** begin INFORMATION SUPPLIED **

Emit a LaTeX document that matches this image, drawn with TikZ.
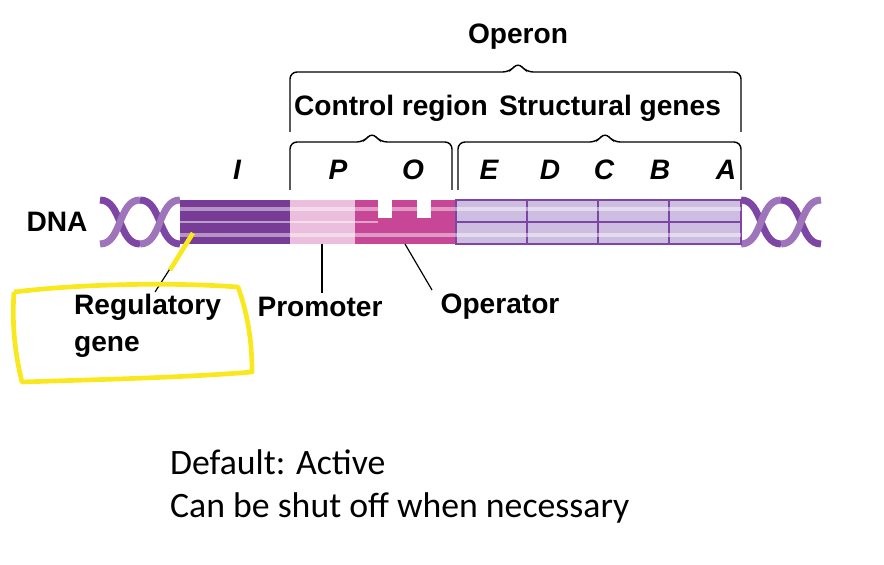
\documentclass[tikz,border=0pt]{standalone}
\usepackage{fontspec}
\setmainfont{Liberation Sans}
\newfontfamily\bodyfont{Carlito}
\usetikzlibrary{positioning}
\definecolor{regpurple}{RGB}{120,60,150}
\definecolor{prompink}{RGB}{236,190,222}
\definecolor{operpink}{RGB}{200,70,150}
\definecolor{structlav}{RGB}{205,190,225}
\definecolor{helix}{RGB}{125,70,165}
\definecolor{hilite}{RGB}{250,232,30}
\tikzset{
  lbl/.style={font=\bfseries\fontsize{24}{32}\selectfont},
  gene/.style={font=\bfseries\itshape\fontsize{24}{28}\selectfont},
  brk/.style={draw=black,line width=1.2pt,rounded corners=6pt},
  ptr/.style={draw=black,line width=1pt},
  strand/.style={draw=helix,line width=6pt},
}
\begin{document}
\begin{tikzpicture}[x=0.03cm,y=-0.03cm]
\useasboundingbox (0,0) rectangle (884,565);
% helices
\foreach \s in {100,140,741,781}{
  \draw[strand] (\s,200) .. controls (\s+22,200) and (\s+18,244) .. (\s+40,244);
  \draw[strand,helix!75] (\s,244) .. controls (\s+22,244) and (\s+18,200) .. (\s+40,200);
}
% DNA segments
\fill[regpurple] (180,200) rectangle (290,244);
\fill[prompink] (290,200) rectangle (355,244);
\fill[operpink] (355,200) rectangle (456,244);
\fill[white] (378,200) rectangle (392,218);
\fill[white] (417,200) rectangle (431,218);
\fill[structlav] (456,200) rectangle (741,244);
\foreach \x in {527,598,669}{\draw[helix,line width=1pt] (\x,200) -- (\x,244);}
\draw[helix,line width=1pt] (456,200) rectangle (741,244);
\draw[white,opacity=0.5,line width=1.5pt] (180,222) -- (378,222);
\draw[helix,line width=1pt] (456,222) -- (741,222);
\draw[white,opacity=0.45,line width=3pt] (180,209) -- (741,209) (180,235) -- (741,235);
% braces
\draw[brk] (290,132) -- (290,72) -- (510,72) -- (518,62) -- (526,72) -- (741,72) -- (741,132);
\draw[brk] (290,190) -- (290,142) -- (364,142) -- (372,132) -- (380,142) -- (452,142) -- (452,190);
\draw[brk] (458,190) -- (458,142) -- (597,142) -- (605,132) -- (613,142) -- (741,142) -- (741,190);
% labels
\node[lbl] (operon) at (518,37) {Operon};
\node[lbl] (ctrl) at (391,108) {Control region};
\node[lbl] (struct) at (610,108) {Structural genes};
\node[lbl] (dna) at (57,222) {DNA};
\foreach \g/\x in {I/237,P/338,O/413,E/489,D/550,C/604,B/660,A/726}{
  \node[gene] (g\g) at (\x,170) {\g};
}
\node[lbl,align=left,anchor=west] (reg) at (70,326) {Regulatory\\gene};
\node[lbl] (prom) at (320,307) {Promoter};
\node[lbl] (oper) at (500,307) {Operator};
\coordinate (regend) at (193,233);
\coordinate (promend) at (322,244);
\coordinate (operend) at (405,244);
\draw[ptr] (regend) -- (155,292);
\draw[ptr] (promend) -- (prom.north -| promend);
\draw[ptr] (operend) -- (432,290);
% highlight
\draw[hilite,line width=4pt,line join=round] (14,292) .. controls (80,284) and (170,282) .. (238,287)
  .. controls (250,320) and (252,350) .. (252,372) .. controls (180,378) and (80,380) .. (22,382)
  .. controls (14,350) and (12,320) .. (14,292);
\draw[hilite,line width=4pt] (193,233) -- (170,270);
% notes
\node[font=\bodyfont\fontsize{30.5}{36.6}\selectfont,align=left,anchor=north west] (note) at (166,446)
  {Default: Active\\Can be shut off when necessary};
\end{tikzpicture}
\end{document}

** end INFORMATION SUPPLIED **

### GIVEN EXERCISE
Return to the listing above and set it down exactly, leaving out its pictures.

### EXPECTED ANSWER
Emit a LaTeX document that matches this image, drawn with TikZ.
\documentclass[tikz,border=0pt]{standalone}
\usepackage{fontspec}
\setmainfont{Liberation Sans}
\newfontfamily\bodyfont{Carlito}
\usetikzlibrary{positioning}
\definecolor{regpurple}{RGB}{120,60,150}
\definecolor{prompink}{RGB}{236,190,222}
\definecolor{operpink}{RGB}{200,70,150}
\definecolor{structlav}{RGB}{205,190,225}
\definecolor{helix}{RGB}{125,70,165}
\definecolor{hilite}{RGB}{250,232,30}
\tikzset{
  lbl/.style={font=\bfseries\fontsize{24}{32}\selectfont},
  gene/.style={font=\bfseries\itshape\fontsize{24}{28}\selectfont},
  brk/.style={draw=black,line width=1.2pt,rounded corners=6pt},
  ptr/.style={draw=black,line width=1pt},
  strand/.style={draw=helix,line width=6pt},
}
\begin{document}
\begin{tikzpicture}[x=0.03cm,y=-0.03cm]
\useasboundingbox (0,0) rectangle (884,565);
% helices
\foreach \s in {100,140,741,781}{
  \draw[strand] (\s,200) .. controls (\s+22,200) and (\s+18,244) .. (\s+40,244);
  \draw[strand,helix!75] (\s,244) .. controls (\s+22,244) and (\s+18,200) .. (\s+40,200);
}
% DNA segments
\fill[regpurple] (180,200) rectangle (290,244);
\fill[prompink] (290,200) rectangle (355,244);
\fill[operpink] (355,200) rectangle (456,244);
\fill[white] (378,200) rectangle (392,218);
\fill[white] (417,200) rectangle (431,218);
\fill[structlav] (456,200) rectangle (741,244);
\foreach \x in {527,598,669}{\draw[helix,line width=1pt] (\x,200) -- (\x,244);}
\draw[helix,line width=1pt] (456,200) rectangle (741,244);
\draw[white,opacity=0.5,line width=1.5pt] (180,222) -- (378,222);
\draw[helix,line width=1pt] (456,222) -- (741,222);
\draw[white,opacity=0.45,line width=3pt] (180,209) -- (741,209) (180,235) -- (741,235);
% braces
\draw[brk] (290,132) -- (290,72) -- (510,72) -- (518,62) -- (526,72) -- (741,72) -- (741,132);
\draw[brk] (290,190) -- (290,142) -- (364,142) -- (372,132) -- (380,142) -- (452,142) -- (452,190);
\draw[brk] (458,190) -- (458,142) -- (597,142) -- (605,132) -- (613,142) -- (741,142) -- (741,190);
% labels
\node[lbl] (operon) at (518,37) {Operon};
\node[lbl] (ctrl) at (391,108) {Control region};
\node[lbl] (struct) at (610,108) {Structural genes};
\node[lbl] (dna) at (57,222) {DNA};
\foreach \g/\x in {I/237,P/338,O/413,E/489,D/550,C/604,B/660,A/726}{
  \node[gene] (g\g) at (\x,170) {\g};
}
\node[lbl,align=left,anchor=west] (reg) at (70,326) {Regulatory\\gene};
\node[lbl] (prom) at (320,307) {Promoter};
\node[lbl] (oper) at (500,307) {Operator};
\coordinate (regend) at (193,233);
\coordinate (promend) at (322,244);
\coordinate (operend) at (405,244);
\draw[ptr] (regend) -- (155,292);
\draw[ptr] (promend) -- (prom.north -| promend);
\draw[ptr] (operend) -- (432,290);
% highlight
\draw[hilite,line width=4pt,line join=round] (14,292) .. controls (80,284) and (170,282) .. (238,287)
  .. controls (250,320) and (252,350) .. (252,372) .. controls (180,378) and (80,380) .. (22,382)
  .. controls (14,350) and (12,320) .. (14,292);
\draw[hilite,line width=4pt] (193,233) -- (170,270);
% notes
\node[font=\bodyfont\fontsize{30.5}{36.6}\selectfont,align=left,anchor=north west] (note) at (166,446)
  {Default: Active\\Can be shut off when necessary};
\end{tikzpicture}
\end{document}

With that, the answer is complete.